Data block:
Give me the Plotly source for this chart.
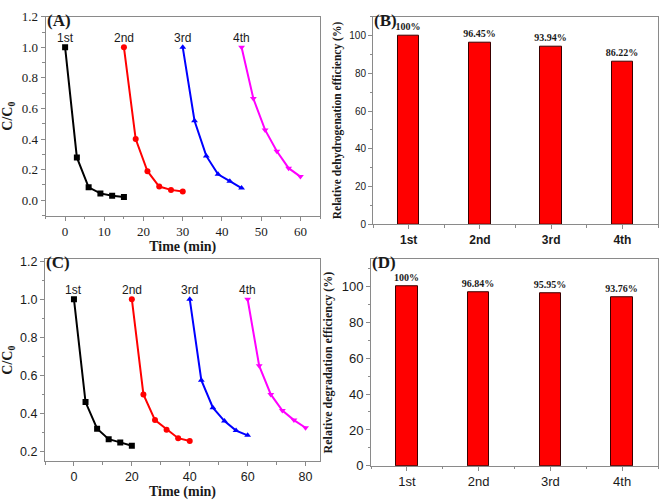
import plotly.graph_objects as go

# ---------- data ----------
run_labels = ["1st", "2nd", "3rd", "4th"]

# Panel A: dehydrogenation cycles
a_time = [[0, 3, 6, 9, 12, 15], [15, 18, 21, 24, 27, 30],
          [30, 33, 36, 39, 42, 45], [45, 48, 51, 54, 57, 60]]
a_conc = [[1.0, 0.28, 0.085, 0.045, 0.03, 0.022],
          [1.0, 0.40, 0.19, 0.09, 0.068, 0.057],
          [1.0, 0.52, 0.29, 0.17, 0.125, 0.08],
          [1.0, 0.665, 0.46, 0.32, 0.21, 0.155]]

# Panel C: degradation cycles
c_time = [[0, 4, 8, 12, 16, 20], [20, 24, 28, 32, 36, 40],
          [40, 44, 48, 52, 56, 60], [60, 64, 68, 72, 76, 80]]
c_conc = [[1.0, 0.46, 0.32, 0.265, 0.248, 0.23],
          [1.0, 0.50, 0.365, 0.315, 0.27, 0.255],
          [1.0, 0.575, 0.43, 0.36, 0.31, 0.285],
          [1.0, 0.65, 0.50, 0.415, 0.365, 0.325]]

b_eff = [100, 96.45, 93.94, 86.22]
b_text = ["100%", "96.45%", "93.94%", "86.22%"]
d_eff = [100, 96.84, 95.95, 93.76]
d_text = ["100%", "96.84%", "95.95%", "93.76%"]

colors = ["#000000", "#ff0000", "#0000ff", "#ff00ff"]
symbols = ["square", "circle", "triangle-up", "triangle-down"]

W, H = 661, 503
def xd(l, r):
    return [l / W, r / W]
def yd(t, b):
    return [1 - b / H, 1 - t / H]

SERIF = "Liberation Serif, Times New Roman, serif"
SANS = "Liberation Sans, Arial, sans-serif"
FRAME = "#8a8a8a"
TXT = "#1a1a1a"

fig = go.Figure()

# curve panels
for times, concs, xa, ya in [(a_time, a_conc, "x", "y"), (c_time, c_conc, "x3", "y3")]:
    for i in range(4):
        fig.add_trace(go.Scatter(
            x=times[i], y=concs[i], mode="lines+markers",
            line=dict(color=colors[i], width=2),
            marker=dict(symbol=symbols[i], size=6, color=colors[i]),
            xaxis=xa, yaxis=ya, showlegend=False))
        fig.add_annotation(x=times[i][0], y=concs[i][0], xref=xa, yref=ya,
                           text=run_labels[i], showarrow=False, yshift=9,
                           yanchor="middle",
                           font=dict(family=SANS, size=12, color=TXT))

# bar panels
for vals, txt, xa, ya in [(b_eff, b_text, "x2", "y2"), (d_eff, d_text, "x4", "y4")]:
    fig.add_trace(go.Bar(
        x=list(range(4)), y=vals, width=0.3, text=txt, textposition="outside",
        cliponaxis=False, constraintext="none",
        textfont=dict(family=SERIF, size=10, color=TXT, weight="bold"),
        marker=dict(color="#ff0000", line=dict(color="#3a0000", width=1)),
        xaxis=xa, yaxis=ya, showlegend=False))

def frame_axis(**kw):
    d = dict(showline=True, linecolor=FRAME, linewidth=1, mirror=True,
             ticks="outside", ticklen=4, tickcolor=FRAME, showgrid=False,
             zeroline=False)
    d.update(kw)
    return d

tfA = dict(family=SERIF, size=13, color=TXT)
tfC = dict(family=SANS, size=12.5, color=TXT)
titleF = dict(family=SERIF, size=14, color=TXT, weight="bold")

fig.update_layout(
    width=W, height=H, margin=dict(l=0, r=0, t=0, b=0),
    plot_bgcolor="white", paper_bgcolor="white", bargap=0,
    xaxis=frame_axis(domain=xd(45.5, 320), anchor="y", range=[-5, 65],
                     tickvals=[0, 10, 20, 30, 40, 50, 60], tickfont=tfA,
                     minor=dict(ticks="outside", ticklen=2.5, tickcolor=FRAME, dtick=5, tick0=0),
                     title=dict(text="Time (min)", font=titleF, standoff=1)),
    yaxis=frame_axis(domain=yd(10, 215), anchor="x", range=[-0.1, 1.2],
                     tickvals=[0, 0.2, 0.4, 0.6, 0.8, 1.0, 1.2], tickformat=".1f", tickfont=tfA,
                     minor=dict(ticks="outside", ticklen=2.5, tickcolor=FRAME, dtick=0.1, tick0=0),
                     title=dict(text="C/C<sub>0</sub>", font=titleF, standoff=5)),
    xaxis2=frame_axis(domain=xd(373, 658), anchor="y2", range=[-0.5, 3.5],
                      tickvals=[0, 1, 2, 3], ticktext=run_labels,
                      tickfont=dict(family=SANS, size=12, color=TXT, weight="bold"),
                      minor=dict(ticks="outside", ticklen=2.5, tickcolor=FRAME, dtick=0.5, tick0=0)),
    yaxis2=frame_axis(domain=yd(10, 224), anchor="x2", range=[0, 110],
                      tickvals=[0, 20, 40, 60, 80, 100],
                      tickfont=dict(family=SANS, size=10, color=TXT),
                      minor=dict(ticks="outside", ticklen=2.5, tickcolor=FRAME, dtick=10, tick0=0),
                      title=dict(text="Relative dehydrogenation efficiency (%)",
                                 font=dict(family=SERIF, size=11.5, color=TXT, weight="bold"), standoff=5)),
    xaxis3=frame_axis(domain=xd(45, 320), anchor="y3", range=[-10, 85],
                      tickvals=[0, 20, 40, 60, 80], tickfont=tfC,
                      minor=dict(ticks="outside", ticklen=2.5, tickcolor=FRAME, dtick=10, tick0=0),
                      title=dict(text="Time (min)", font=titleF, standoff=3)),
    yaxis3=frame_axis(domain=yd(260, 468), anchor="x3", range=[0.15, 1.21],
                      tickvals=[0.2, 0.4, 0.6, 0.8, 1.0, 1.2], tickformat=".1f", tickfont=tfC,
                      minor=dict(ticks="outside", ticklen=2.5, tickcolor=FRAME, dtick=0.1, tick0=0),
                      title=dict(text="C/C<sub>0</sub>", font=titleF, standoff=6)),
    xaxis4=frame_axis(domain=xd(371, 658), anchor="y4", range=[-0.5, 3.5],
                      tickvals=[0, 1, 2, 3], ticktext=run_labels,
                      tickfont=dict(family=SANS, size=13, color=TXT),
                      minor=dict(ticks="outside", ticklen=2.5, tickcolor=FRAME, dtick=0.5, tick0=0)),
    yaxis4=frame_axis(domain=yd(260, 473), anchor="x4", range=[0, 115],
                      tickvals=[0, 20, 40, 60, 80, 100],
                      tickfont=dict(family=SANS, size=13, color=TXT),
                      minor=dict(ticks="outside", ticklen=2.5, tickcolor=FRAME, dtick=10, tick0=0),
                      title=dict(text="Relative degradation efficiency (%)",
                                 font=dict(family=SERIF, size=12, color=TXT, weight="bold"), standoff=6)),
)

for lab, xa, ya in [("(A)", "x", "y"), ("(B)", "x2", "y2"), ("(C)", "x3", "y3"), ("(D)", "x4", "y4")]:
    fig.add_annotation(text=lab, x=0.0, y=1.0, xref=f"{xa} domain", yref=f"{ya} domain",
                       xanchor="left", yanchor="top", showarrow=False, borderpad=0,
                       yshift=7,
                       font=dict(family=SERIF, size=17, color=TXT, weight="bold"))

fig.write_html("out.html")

What you have to do: Set down the material above as is, without any pictures.

Answer to the problem:
Give me the Plotly source for this chart.
import plotly.graph_objects as go

# ---------- data ----------
run_labels = ["1st", "2nd", "3rd", "4th"]

# Panel A: dehydrogenation cycles
a_time = [[0, 3, 6, 9, 12, 15], [15, 18, 21, 24, 27, 30],
          [30, 33, 36, 39, 42, 45], [45, 48, 51, 54, 57, 60]]
a_conc = [[1.0, 0.28, 0.085, 0.045, 0.03, 0.022],
          [1.0, 0.40, 0.19, 0.09, 0.068, 0.057],
          [1.0, 0.52, 0.29, 0.17, 0.125, 0.08],
          [1.0, 0.665, 0.46, 0.32, 0.21, 0.155]]

# Panel C: degradation cycles
c_time = [[0, 4, 8, 12, 16, 20], [20, 24, 28, 32, 36, 40],
          [40, 44, 48, 52, 56, 60], [60, 64, 68, 72, 76, 80]]
c_conc = [[1.0, 0.46, 0.32, 0.265, 0.248, 0.23],
          [1.0, 0.50, 0.365, 0.315, 0.27, 0.255],
          [1.0, 0.575, 0.43, 0.36, 0.31, 0.285],
          [1.0, 0.65, 0.50, 0.415, 0.365, 0.325]]

b_eff = [100, 96.45, 93.94, 86.22]
b_text = ["100%", "96.45%", "93.94%", "86.22%"]
d_eff = [100, 96.84, 95.95, 93.76]
d_text = ["100%", "96.84%", "95.95%", "93.76%"]

colors = ["#000000", "#ff0000", "#0000ff", "#ff00ff"]
symbols = ["square", "circle", "triangle-up", "triangle-down"]

W, H = 661, 503
def xd(l, r):
    return [l / W, r / W]
def yd(t, b):
    return [1 - b / H, 1 - t / H]

SERIF = "Liberation Serif, Times New Roman, serif"
SANS = "Liberation Sans, Arial, sans-serif"
FRAME = "#8a8a8a"
TXT = "#1a1a1a"

fig = go.Figure()

# curve panels
for times, concs, xa, ya in [(a_time, a_conc, "x", "y"), (c_time, c_conc, "x3", "y3")]:
    for i in range(4):
        fig.add_trace(go.Scatter(
            x=times[i], y=concs[i], mode="lines+markers",
            line=dict(color=colors[i], width=2),
            marker=dict(symbol=symbols[i], size=6, color=colors[i]),
            xaxis=xa, yaxis=ya, showlegend=False))
        fig.add_annotation(x=times[i][0], y=concs[i][0], xref=xa, yref=ya,
                           text=run_labels[i], showarrow=False, yshift=9,
                           yanchor="middle",
                           font=dict(family=SANS, size=12, color=TXT))

# bar panels
for vals, txt, xa, ya in [(b_eff, b_text, "x2", "y2"), (d_eff, d_text, "x4", "y4")]:
    fig.add_trace(go.Bar(
        x=list(range(4)), y=vals, width=0.3, text=txt, textposition="outside",
        cliponaxis=False, constraintext="none",
        textfont=dict(family=SERIF, size=10, color=TXT, weight="bold"),
        marker=dict(color="#ff0000", line=dict(color="#3a0000", width=1)),
        xaxis=xa, yaxis=ya, showlegend=False))

def frame_axis(**kw):
    d = dict(showline=True, linecolor=FRAME, linewidth=1, mirror=True,
             ticks="outside", ticklen=4, tickcolor=FRAME, showgrid=False,
             zeroline=False)
    d.update(kw)
    return d

tfA = dict(family=SERIF, size=13, color=TXT)
tfC = dict(family=SANS, size=12.5, color=TXT)
titleF = dict(family=SERIF, size=14, color=TXT, weight="bold")

fig.update_layout(
    width=W, height=H, margin=dict(l=0, r=0, t=0, b=0),
    plot_bgcolor="white", paper_bgcolor="white", bargap=0,
    xaxis=frame_axis(domain=xd(45.5, 320), anchor="y", range=[-5, 65],
                     tickvals=[0, 10, 20, 30, 40, 50, 60], tickfont=tfA,
                     minor=dict(ticks="outside", ticklen=2.5, tickcolor=FRAME, dtick=5, tick0=0),
                     title=dict(text="Time (min)", font=titleF, standoff=1)),
    yaxis=frame_axis(domain=yd(10, 215), anchor="x", range=[-0.1, 1.2],
                     tickvals=[0, 0.2, 0.4, 0.6, 0.8, 1.0, 1.2], tickformat=".1f", tickfont=tfA,
                     minor=dict(ticks="outside", ticklen=2.5, tickcolor=FRAME, dtick=0.1, tick0=0),
                     title=dict(text="C/C<sub>0</sub>", font=titleF, standoff=5)),
    xaxis2=frame_axis(domain=xd(373, 658), anchor="y2", range=[-0.5, 3.5],
                      tickvals=[0, 1, 2, 3], ticktext=run_labels,
                      tickfont=dict(family=SANS, size=12, color=TXT, weight="bold"),
                      minor=dict(ticks="outside", ticklen=2.5, tickcolor=FRAME, dtick=0.5, tick0=0)),
    yaxis2=frame_axis(domain=yd(10, 224), anchor="x2", range=[0, 110],
                      tickvals=[0, 20, 40, 60, 80, 100],
                      tickfont=dict(family=SANS, size=10, color=TXT),
                      minor=dict(ticks="outside", ticklen=2.5, tickcolor=FRAME, dtick=10, tick0=0),
                      title=dict(text="Relative dehydrogenation efficiency (%)",
                                 font=dict(family=SERIF, size=11.5, color=TXT, weight="bold"), standoff=5)),
    xaxis3=frame_axis(domain=xd(45, 320), anchor="y3", range=[-10, 85],
                      tickvals=[0, 20, 40, 60, 80], tickfont=tfC,
                      minor=dict(ticks="outside", ticklen=2.5, tickcolor=FRAME, dtick=10, tick0=0),
                      title=dict(text="Time (min)", font=titleF, standoff=3)),
    yaxis3=frame_axis(domain=yd(260, 468), anchor="x3", range=[0.15, 1.21],
                      tickvals=[0.2, 0.4, 0.6, 0.8, 1.0, 1.2], tickformat=".1f", tickfont=tfC,
                      minor=dict(ticks="outside", ticklen=2.5, tickcolor=FRAME, dtick=0.1, tick0=0),
                      title=dict(text="C/C<sub>0</sub>", font=titleF, standoff=6)),
    xaxis4=frame_axis(domain=xd(371, 658), anchor="y4", range=[-0.5, 3.5],
                      tickvals=[0, 1, 2, 3], ticktext=run_labels,
                      tickfont=dict(family=SANS, size=13, color=TXT),
                      minor=dict(ticks="outside", ticklen=2.5, tickcolor=FRAME, dtick=0.5, tick0=0)),
    yaxis4=frame_axis(domain=yd(260, 473), anchor="x4", range=[0, 115],
                      tickvals=[0, 20, 40, 60, 80, 100],
                      tickfont=dict(family=SANS, size=13, color=TXT),
                      minor=dict(ticks="outside", ticklen=2.5, tickcolor=FRAME, dtick=10, tick0=0),
                      title=dict(text="Relative degradation efficiency (%)",
                                 font=dict(family=SERIF, size=12, color=TXT, weight="bold"), standoff=6)),
)

for lab, xa, ya in [("(A)", "x", "y"), ("(B)", "x2", "y2"), ("(C)", "x3", "y3"), ("(D)", "x4", "y4")]:
    fig.add_annotation(text=lab, x=0.0, y=1.0, xref=f"{xa} domain", yref=f"{ya} domain",
                       xanchor="left", yanchor="top", showarrow=False, borderpad=0,
                       yshift=7,
                       font=dict(family=SERIF, size=17, color=TXT, weight="bold"))

fig.write_html("out.html")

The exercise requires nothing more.